El proyecto concluiría exitosamente un cuarto de siglo después, con un Diderot agotado, pero satisfecho. Los jesuitas, enemigos jurados del proyecto, que lograron su prohibición y luego, cuando el proyecto ya era demasiado grande y la red de investigadores, escritores, impresores y distribuidores tan densa, siguió su curso en la clandestinidad, terminando por fin el 25 de abril de 1766 en una granja en las afueras de París, cuando se embalaron los últimos ejemplares (4,000) del tomo número XVII de la magnífica obra, siendo complementados ocho años después, en 1772, por los volúmenes de las ilustraciones que consumaban este monumental esfuerzo intelectual.

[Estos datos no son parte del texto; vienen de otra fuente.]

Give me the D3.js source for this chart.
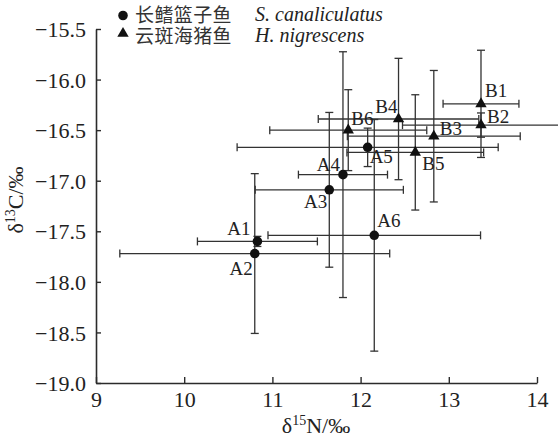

Tras un largo recuento del fin de los enciclopedistas claramente teñido de suave nostalgia, Blom nos cuenta el fin de la columna vertebral de la Enciclopedia. Diderot muere el 31 de julio de 1784, en compañía de su familia, mientras almorzaba. Había tomado una sopa, un poco de cordero guisado y de postre un melocotón. Se reclinó sobre la mesa y murió. Hermoso detalle para cerrar un libro escrito con tanta pasión y amor por el dato preciso.
-III-
Colofón: en la biblioteca Ludwig von Misses de la Universidad Francisco Marroquín se encuentra, bajo delicada custodia, la biblioteca del único enciclopedista centroamericano, José Cecilio del Valle. En uno de sus anaqueles duermen los volúmenes de la Encyclopédie que adquirió este hombre brillante para sí. Queda pendiente escribir esa aventura de cómo los tomos impresos en París a finales del siglo XVIII resultaron contenidos en la biblioteca de este hombre de intelecto brillante, perdido en una oscura república montañosa del centro de América.
[1] Cuando he tratado de repetir el modelo paterno con mis hijas, luego de sugerir que vayan por el diccionario o la enciclopedia viene el touché de sus respuestas: “No gracias papi, mejor lo busco en google”, con una de esas sonrisas que derretirían el corazón del reino del invierno.